What is expected: Repeat verbatim only the lines from the one with "Give me the TikZ source for this diagram." through the one with "[white] (0,0) rectangle (914,619);", both ends kept. Pictures stay out.
==================================================
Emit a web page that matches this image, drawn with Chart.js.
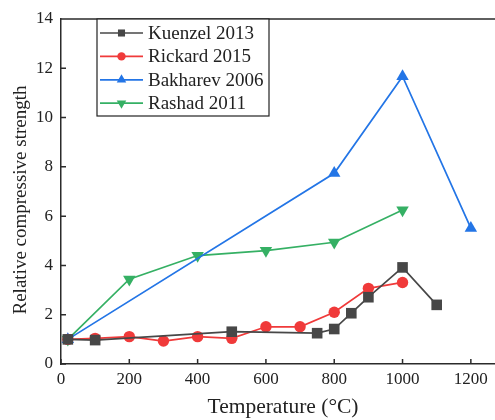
<!DOCTYPE html>
<html>
<head>
<meta charset="utf-8">
<script src="https://cdn.jsdelivr.net/npm/chart.js@4.4.1/dist/chart.umd.min.js"></script>
<style>
  html, body { margin: 0; padding: 0; background: #fff; overflow: hidden; }
  #wrap { width: 520px; height: 420px; }
</style>
</head>
<body>
<div id="wrap"><canvas id="cv" width="520" height="420"></canvas></div>
<script>
// Temperature (°C) and relative compressive strength for each study
const kuenzelT = [20, 100, 500, 750, 800, 850, 900, 1000, 1100];
const kuenzelS = [1.0, 0.97, 1.31, 1.25, 1.42, 2.06, 2.71, 3.92, 2.4];

const rickardT = [20, 100, 200, 300, 400, 500, 600, 700, 800, 900, 1000];
const rickardS = [1.0, 1.04, 1.11, 0.93, 1.11, 1.04, 1.51, 1.51, 2.1, 3.07, 3.31];

const bakharevT = [20, 800, 1000, 1200];
const bakharevS = [1.0, 7.74, 11.67, 5.51];

const rashadT = [20, 200, 400, 600, 800, 1000];
const rashadS = [1.0, 3.44, 4.4, 4.6, 4.94, 6.25];

const xTicks = [0, 200, 400, 600, 800, 1000, 1200];
const yTicks = [0, 2, 4, 6, 8, 10, 12, 14];

const FONT = '"Liberation Serif", "Times New Roman", serif';
const AXIS = '#2b2b2b';
const TEXT = '#222';

function pts(xs, ys) {
    return xs.map((x, i) => ({ x: x, y: ys[i] }));
}

function series(label, xs, ys, color, style, radius, legendRadius, rot) {
    return {
        label: label,
        data: pts(xs, ys),
        borderColor: color,
        backgroundColor: color,
        borderWidth: 1.7,
        pointStyle: style,
        pointRadius: radius,
        pointRotation: rot || 0,
        pointBorderWidth: 0,
        legendRadius: legendRadius,
        tension: 0
    };
}

// Inward tick marks, top/right frame, y title and the boxed legend
const framePlugin = {
    id: 'frame',
    afterDraw(chart) {
        const ctx = chart.ctx;
        const a = chart.chartArea;
        const xs = chart.scales.x, ys = chart.scales.y;
        ctx.save();
        ctx.strokeStyle = AXIS;
        ctx.lineWidth = 1.5;
        ctx.beginPath();
        ctx.moveTo(a.left, a.top);
        ctx.lineTo(a.right, a.top);
        ctx.lineTo(a.right, a.bottom);
        for (const v of xTicks) {
            const px = xs.getPixelForValue(v);
            ctx.moveTo(px, a.bottom);
            ctx.lineTo(px, a.bottom - 5);
        }
        for (const v of yTicks) {
            const py = ys.getPixelForValue(v);
            ctx.moveTo(a.left, py);
            ctx.lineTo(a.left + 5, py);
        }
        ctx.stroke();

        // y axis title
        ctx.save();
        ctx.translate(21, 200);
        ctx.rotate(-Math.PI / 2);
        ctx.fillStyle = TEXT;
        ctx.font = '19px ' + FONT;
        ctx.textAlign = 'center';
        ctx.textBaseline = 'middle';
        ctx.fillText('Relative compressive strength', 0, 0);
        ctx.restore();

        // legend
        const lx = 97, ly = a.top, lw = 172, lh = 97;
        ctx.lineWidth = 1.2;
        ctx.strokeStyle = '#222';
        ctx.fillStyle = '#fff';
        ctx.fillRect(lx, ly, lw, lh);
        ctx.strokeRect(lx, ly, lw, lh);
        chart.data.datasets.forEach((ds, i) => {
            const cy = ly + 14 + i * 23.4;
            ctx.strokeStyle = ds.borderColor;
            ctx.lineWidth = ds.borderWidth;
            ctx.beginPath();
            ctx.moveTo(lx + 3, cy);
            ctx.lineTo(lx + 46, cy);
            ctx.stroke();
            ctx.fillStyle = ds.backgroundColor;
            Chart.helpers.drawPoint(ctx, {
                pointStyle: ds.pointStyle,
                rotation: ds.pointRotation,
                radius: ds.legendRadius,
                borderWidth: 0
            }, lx + 24.5, cy);
            ctx.fillStyle = TEXT;
            ctx.font = '19px ' + FONT;
            ctx.textBaseline = 'middle';
            ctx.textAlign = 'left';
            ctx.fillText(ds.label, lx + 51, cy + 1);
        });
        ctx.restore();
    }
};

const datasets = [
    series('Kuenzel 2013', kuenzelT, kuenzelS, '#474747', 'rect', 7.5, 5),
    series('Rickard 2015', rickardT, rickardS, '#f03a3a', 'circle', 5.7, 4.2),
    series('Bakharev 2006', bakharevT, bakharevS, '#2375e6', 'triangle', 7.2, 5.5),
    series('Rashad 2011', rashadT, rashadS, '#35b064', 'triangle', 7.2, 5.5, 180)
];

new Chart(document.getElementById('cv'), {
    type: 'line',
    data: { datasets: datasets },
    options: {
        responsive: false,
        animation: false,
        layout: { padding: { top: 19, right: 15, left: 0, bottom: 0 } },
        plugins: { legend: { display: false }, tooltip: { enabled: false } },
        scales: {
            x: {
                type: 'linear',
                min: 0,
                max: 1300,
                afterBuildTicks: s => { s.ticks = xTicks.map(v => ({ value: v })); },
                afterFit: s => { s.height = 56; },
                grid: { display: false, drawTicks: false },
                border: { display: true, color: AXIS, width: 1.5 },
                ticks: { color: TEXT, font: { family: FONT, size: 17 }, padding: 5, maxRotation: 0,
                         callback: v => String(v) },
                title: { display: true, text: 'Temperature (°C)', color: TEXT,
                         font: { family: FONT, size: 21.5 }, padding: { top: 0, bottom: 0 } }
            },
            y: {
                min: 0,
                max: 14,
                afterBuildTicks: s => { s.ticks = yTicks.map(v => ({ value: v })); },
                afterFit: s => { s.width = 61; },
                grid: { display: false, drawTicks: false },
                border: { display: true, color: AXIS, width: 1.5 },
                ticks: { color: TEXT, font: { family: FONT, size: 17 }, padding: 8,
                         callback: v => String(v) }
            }
        }
    },
    plugins: [framePlugin]
});
</script>
</body>
</html>
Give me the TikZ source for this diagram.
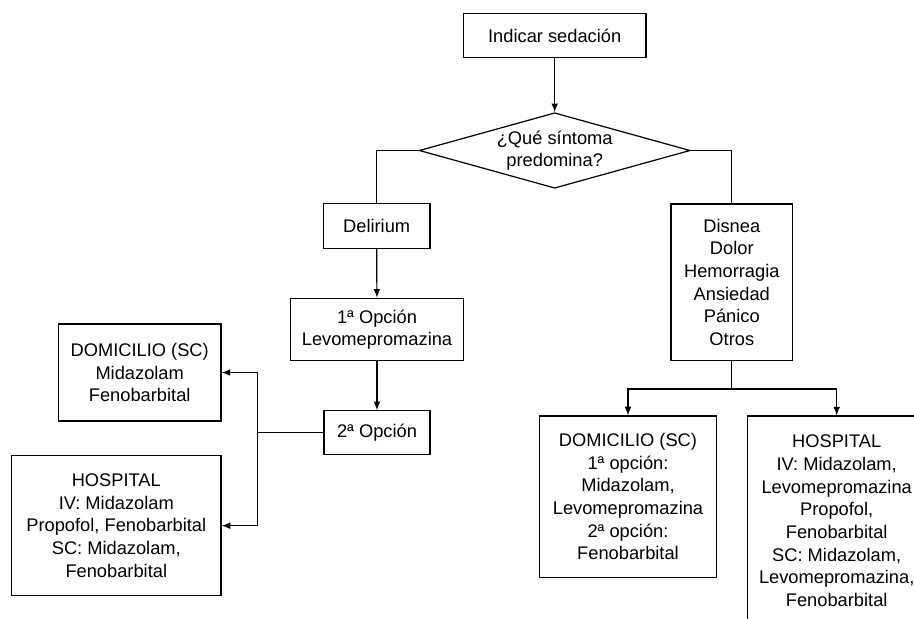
\documentclass[tikz,border=0pt]{standalone}
\usepackage{fontspec}
\setmainfont{Liberation Sans}
\usetikzlibrary{shapes.geometric}

\tikzset{
  caja/.style={draw, line width=0.7pt, align=center, inner sep=1pt,
    font=\fontsize{10.4}{12.9}\selectfont},
  rombo/.style={draw, line width=0.7pt, shape=diamond, aspect=3.58, inner sep=0pt,
    align=center, font=\fontsize{10.4}{12.9}\selectfont},
  linea/.style={line width=0.7pt},
  flecha/.style={line width=0.7pt, -latex}
}

\begin{document}
\begin{tikzpicture}[x=0.02cm, y=-0.02cm]
\clip (0,0) rectangle (914,619);
\fill [white] (0,0) rectangle (914,619);

\node [caja, minimum width=3.65cm, minimum height=0.89cm] (indicar) at (554.7,35.5) {Indicar sedación};
\node [rombo, minimum width=5.42cm, minimum height=1.51cm] (sintoma) at (554.7,150.5) {¿Qué síntoma\\predomina?};
\node [caja, minimum width=2.13cm, minimum height=0.89cm] (delirium) at (376.7,226) {Delirium};
\node [caja, minimum width=2.43cm, minimum height=3.13cm] (disnea) at (731.8,282.3) {Disnea\\Dolor\\Hemorragia\\Ansiedad\\Pánico\\Otros};
\node [caja, minimum width=3.45cm, minimum height=1.25cm] (opcion1) at (377,329.5) {1ª Opción\\Levomepromazina};
\node [caja, minimum width=2.12cm, minimum height=0.87cm] (opcion2) at (377,432.5) {2ª Opción};
\node [caja, minimum width=3.25cm, minimum height=1.94cm] (domizq) at (139.7,372.5) {DOMICILIO (SC)\\Midazolam\\Fenobarbital};
\node [caja, minimum width=4.19cm, minimum height=2.8cm] (hospizq) at (116.3,525.7) {HOSPITAL\\IV: Midazolam\\Propofol, Fenobarbital\\SC: Midazolam,\\Fenobarbital};
\node [caja, minimum width=3.55cm, minimum height=3.23cm] (domder) at (628,496.7) {DOMICILIO (SC)\\1ª opción:\\Midazolam,\\Levomepromazina\\2ª opción:\\Fenobarbital};
\node [caja, minimum width=3.58cm, minimum height=4.19cm] (hospder) at (836.7,520.8) {HOSPITAL\\IV: Midazolam,\\Levomepromazina\\Propofol,\\Fenobarbital\\SC: Midazolam,\\Levomepromazina,\\Fenobarbital};

\coordinate (ramaizq) at (257.3,432.5);
\coordinate (ramader) at (731.8,389);

\draw [flecha] (indicar) -- (sintoma.north);
\draw [linea] (sintoma.west) -| (delirium.north);
\draw [linea] (sintoma.east) -| (disnea.north);
\draw [flecha] (delirium) -- (opcion1);
\draw [flecha] (opcion1) -- (opcion2);
\draw [linea] (opcion2.west) -- (ramaizq);
\draw [flecha] (ramaizq) |- (domizq.east);
\draw [flecha] (ramaizq) |- (hospizq.east);
\draw [linea] (disnea.south) -- (ramader);
\draw [flecha] (ramader) -| (domder.north);
\draw [flecha] (ramader) -| (hospder.north);
\end{tikzpicture}
\end{document}
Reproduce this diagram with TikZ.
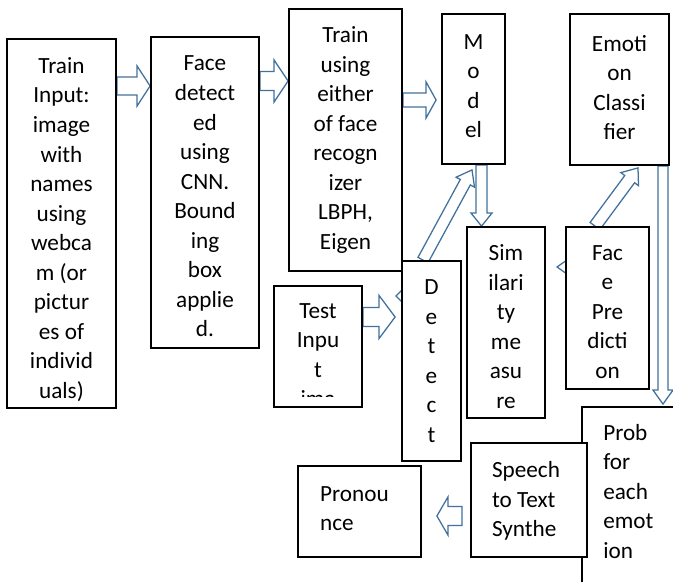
\documentclass[tikz,border=0pt]{standalone}
\usepackage{fontspec}
\setmainfont{Carlito}
\usetikzlibrary{calc,fit}
\pgfdeclarelayer{background}
\pgfsetlayers{background,main}
\definecolor{arrowblue}{RGB}{65,113,156}
\def\pxu{0.025cm}
\tikzset{
	box/.style={draw=black, line width=1.3pt, fill=white, inner sep=0pt},
	btext/.style={inner sep=0pt, align=center, font=\fontsize{16.5}{21}\selectfont},
	barrow/.style={draw=arrowblue, line width=0.9pt, fill=white, line join=miter}
}
% block arrow: from, to, shaft half width, head half width, head length
\newcommand\blockarrow[5]{
	\coordinate (ba) at (#1);
	\coordinate (bb) at (#2);
	\coordinate (bh) at ($(bb)!#5*\pxu!(ba)$);
	\draw[barrow] ($(ba)!#3*\pxu!90:(bb)$) -- ($(bh)!#3*\pxu!90:(bb)$) -- ($(bh)!#4*\pxu!90:(bb)$) -- (bb)
		-- ($(bh)!#4*\pxu!-90:(bb)$) -- ($(bh)!#3*\pxu!-90:(bb)$) -- ($(ba)!#3*\pxu!-90:(bb)$) -- cycle;
}

\begin{document}
\begin{tikzpicture}[x=\pxu,y=-\pxu]
			
			\useasboundingbox (0,0) rectangle (673,582);
			\clip (0,0) rectangle (673,582);
			
			\node[box, fit={(582,407) (700,600)}] (pr) {};
			\node[btext, anchor=north west, align=left] (prtxt) at (603,424) {Prob\\for\\each\\emot\\ion};
			
			\foreach \nm/\xa/\ya/\xb/\yb in {
				tin/7/39/116/408, fd/151/37/259/348, tu/289/9/402/271,
				md/442/14/505/164, ec/570/14/669/165, sim/467/227/545/418,
				fp/566/227/649/389, det/402/261/461/461, sp/471/443/587/557,
				pn/298/466/421/557, ti/274/286/362/407
			}
			{
				\node[box, fit={(\xa,\ya) (\xb,\yb)}] (\nm) {};
			}
			
			\node[btext] (tintxt) at ([yshift=-0.15cm]tin.center) {Train\\Input:\\image\\with\\names\\using\\webca\\m (or\\pictur\\es of\\individ\\uals)};
			\node[btext] (fdtxt) at ([yshift=-0.1cm]fd.center) {Face\\detect\\ed\\using\\CNN.\\Bound\\ing\\box\\applie\\d.};
			\node[btext] (tutxt) at (tu.center) {Train\\using\\either\\of face\\recogn\\izer\\LBPH,\\Eigen};
			\node[btext] (mdtxt) at ([yshift=0.075cm]md.center) {M\\o\\d\\el};
			\node[btext] (ectxt) at ([yshift=0.05cm]ec.center) {Emoti\\on\\Classi\\fier};
			\node[btext] (simtxt) at ([yshift=-0.1cm]sim.center) {Sim\\ilari\\ty\\me\\asu\\re};
			\node[btext] (fptxt) at ([yshift=-0.1cm]fp.center) {Fac\\e\\Pre\\dicti\\on};
			\node[btext] (dettxt) at (det.center) {D\\e\\t\\e\\c\\t};
			\node[btext, align=left] (sptxt) at ([xshift=-0.075cm,yshift=-0.025cm]sp.center) {Speech\\to Text\\Synthe};
			\node[btext, align=left] (pntxt) at ([xshift=-0.125cm,yshift=0.075cm]pn.center) {Pronou\\nce};
			
			\begin{scope}
				\clip (ti.north west) rectangle (362,397);
				\node[btext, anchor=north] (titxt) at (318,303) {Test\\Inpu\\t\\ima};
			\end{scope}
			
			\begin{pgfonlayer}{background}
				\blockarrow{tin.east |- 0,86}{fd.west |- 0,86}{9}{20}{13}
				\blockarrow{fd.east |- 0,81}{tu.west |- 0,81}{9.5}{21}{14}
				\blockarrow{tu.east |- 0,100}{$(md.west |- 0,100)+(-5,0)$}{7}{18}{10}
				\blockarrow{md.south -| 481.5,0}{sim.north -| 481.5,0}{5.5}{10.5}{13}
				\blockarrow{det.north -| 423,0}{$(md.south -| 472,0)+(0,5)$}{5.7}{10.5}{14}
				\blockarrow{ti.east |- 0,317}{$(det.west |- 0,317)+(-6,0)$}{9.5}{21.5}{16}
				\blockarrow{fp.north -| 595,0}{$(ec.south -| 638,0)+(0,2)$}{6.1}{11}{14}
				\blockarrow{ec.south -| 663,0}{$(pr.north -| 663,0)+(0,-2)$}{5}{10}{14}
				\blockarrow{$(sp.west |- 0,516)+(-8,0)$}{$(pn.east |- 0,516)+(15,0)$}{9.5}{19}{11}
				% only the tips show
				\blockarrow{$(det.west |- 0,296)+(40,0)$}{$(det.west |- 0,296)+(-5,0)$}{6}{12}{12}
				\blockarrow{$(fp.west |- 0,267)+(30,0)$}{$(fp.west |- 0,267)+(-8,0)$}{5}{10}{14}
			\end{pgfonlayer}
			
		\end{tikzpicture}
\end{document}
==================================================
Finished exercise:
Give me the TikZ source for this diagram.
\documentclass[tikz,border=0pt]{standalone}
\usepackage{fontspec}
\setmainfont{Liberation Sans}
\usetikzlibrary{shapes.geometric}

\tikzset{
  caja/.style={draw, line width=0.7pt, align=center, inner sep=1pt,
    font=\fontsize{10.4}{12.9}\selectfont},
  rombo/.style={draw, line width=0.7pt, shape=diamond, aspect=3.58, inner sep=0pt,
    align=center, font=\fontsize{10.4}{12.9}\selectfont},
  linea/.style={line width=0.7pt},
  flecha/.style={line width=0.7pt, -latex}
}

\begin{document}
\begin{tikzpicture}[x=0.02cm, y=-0.02cm]
\clip (0,0) rectangle (914,619);
\fill [white] (0,0) rectangle (914,619);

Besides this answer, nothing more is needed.